What deflection is acceptable?
It depends on the serviceability limit set by your design code and the function of the beam. Eurocode (BS EN 1990 and the National Annex) and the International Building Code both call for a deflection limit somewhere between L/250 and L/360 under serviceability loads for typical floors, and tighter — L/360 to L/480 — for beams supporting brittle finishes like plaster ceilings. Roof beams and lintels often allow up to L/200. Industrial cranes, vibration-sensitive equipment supports and timber floors under live load may demand L/600 or stricter. The calculator does not impose a limit; check the result against the code that applies to your project.
Does this work for non-uniform loads or multiple point loads?
Not directly. The four cases here are the textbook closed-form solutions for one load type at a time on a single span. For a beam carrying both self-weight (uniform) and a single point load, run the calculator twice — once with the uniform load and once with the point load — and add the two deflections (linear superposition is valid in the elastic range and is exactly how every beam-table chart in the AISC manual is used). For asymmetric point loads, multi-span continuous beams, partial uniform loads, or applied moments, you need either a more comprehensive deflection table (Roark's Formulas for Stress and Strain or AISC Table 3-23 cover most of these in closed form) or a stiffness-method / finite-element analysis.
Why does the calculator report the deflection in millimetres but the inputs use metres?
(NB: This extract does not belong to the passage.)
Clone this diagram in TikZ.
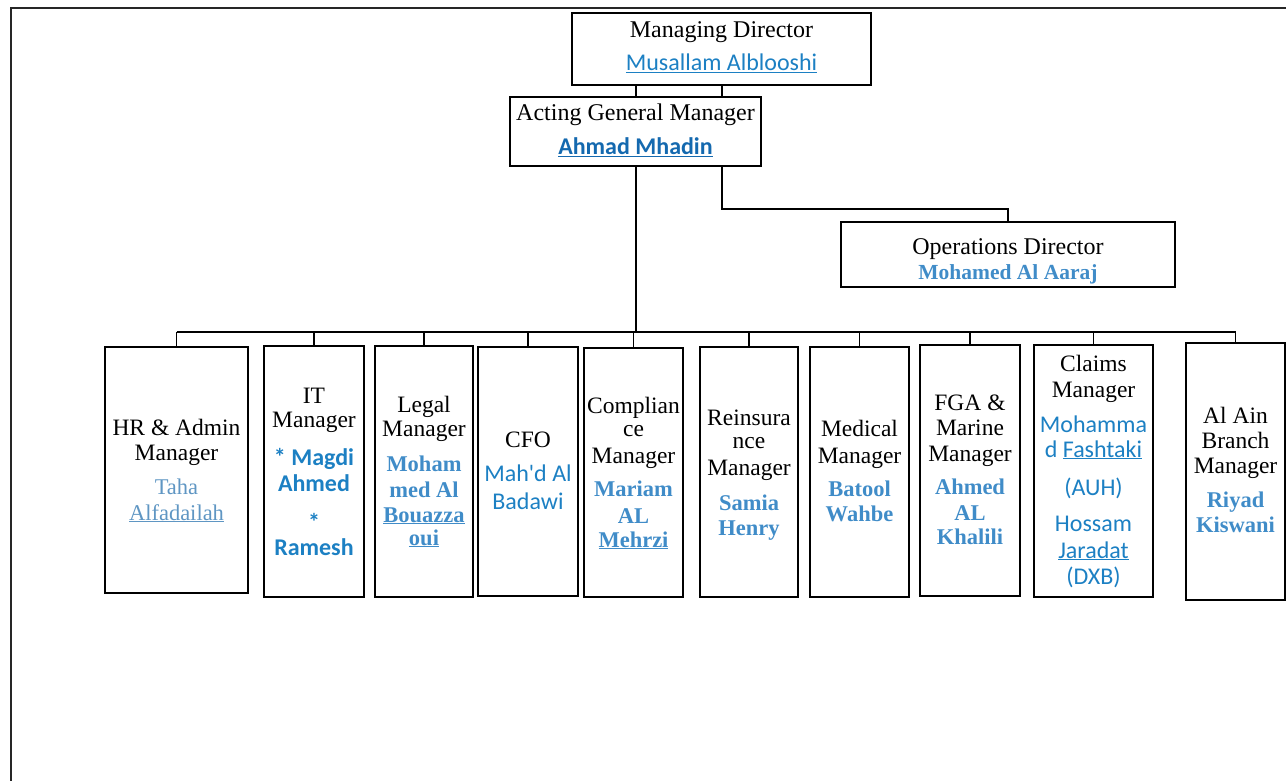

Span and section dimensions for buildings are practical to enter in metres and cm⁴, but the deflections that matter for serviceability are usually a few millimetres up to a few tens of millimetres — reporting those in metres would give answers like 0.013 m that are awkward to read and easy to misjudge. So inputs follow the convention of structural engineering drawings (metres, kN, GPa, cm⁴) and outputs are reported in millimetres, matching how deflection limits are written in code (e.g. "deflection shall not exceed 20 mm").